There is also a Video "Why are all cameras Japanese" https://youtube.com/watch?v=JKMsjXs4uq4 at minute 13:10 he also talks about the software culture in Japan.

He states (alledgedly sourced from an Interview of Software Developers in Japan) that Japan does not really respect software development as a career and it's viewed like a blue collar career, meanwhile craftsmanship and hardware stuff is considered a white collar career.


Software is as much a cultural product (like books, movies and pop music) as it is a technological product. All human interfaces exist in reference to expectations and assumptions based in culture and language.

Japanese culture isn't compatible enough with "the west" for their cultural products to have a world wide market, aside from niche things like anime. This combined with "winner takes all" markets makes it difficult. Basically, they can't expand services internationally that work domestically.

Individual Japanese developers are brilliant.


but if Japanese developers are brilliant it doesn't make sense that there hasn't been wide success outside Japan like American software has.
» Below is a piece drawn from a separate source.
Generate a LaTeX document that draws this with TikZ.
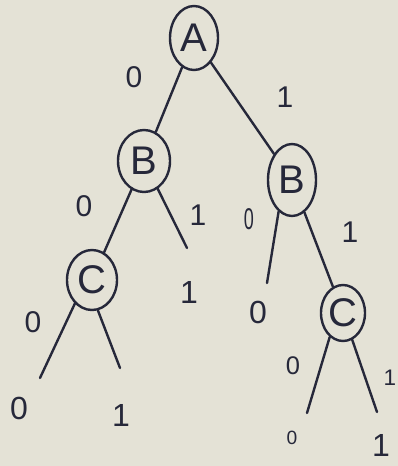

I also used to think it was a cultural issue but I realized that consumer adoption cannot come without risk takers and also a prioritization from the government mainly the MIC which Japan lacks.

You really can't minimize the impact America's MIC had on software adoption the same way Japanese CCTV surveillance equipments were allowed to proliferate in China (it wasn't purely for profits to give you a hint).


As a software developer in Japan enterprise sofware isn't exactly the target for anything I've been involved in. Almost everything software related here is usually tied to a company (along with their goals/deliverables). Software in Japanese companies is tailored to their needs and processes. The itch exists here in Japan but it tends to be a very domestic itch (if not niche as well).


The underlying thesis seems to be that Japan doesn't have a thriving software economy due to things that happened 40 years ago?


did we watch the same video?

hardly the main point as those instances of piracy of IBM software was due to lack of proper trade laws

video points to cultural issue of not valuing software engineers due to many competing engineering fields around this time which were deemed more traditional


Here are the dates displayed or mentioned in the video, with timestamps:

1:09: 1925

1:14: 1938

1:28: 1949

2:18 1964

4:15: 1969

5:20: 1971

6:41 1976

12:02: 1984

14:32: 1987

15:17: 1995

17:57: 1999

18:05: 2003

19:36: END OF VIDEO

Maybe he should rename this video "Why WAS Japan So Weak in Software" and make a follow-up that actually deserves the title "Why IS Japan So Weak in Software", with an explanation of why Japan hasn't caught up in the last 20 years not covered by this video.


Manufacturing economies seem to have a generalizable problem with software.


Programming docs, help, guides are mostly in (fairly advanced and nuanced) english.

This makes it hard to keep up with modern trends if english is not your primary labguage. So you get software at a never ending “just left CS 5 years ago” level.

Same problem China is facing and why they’re thinking of hard porting languages to keep up.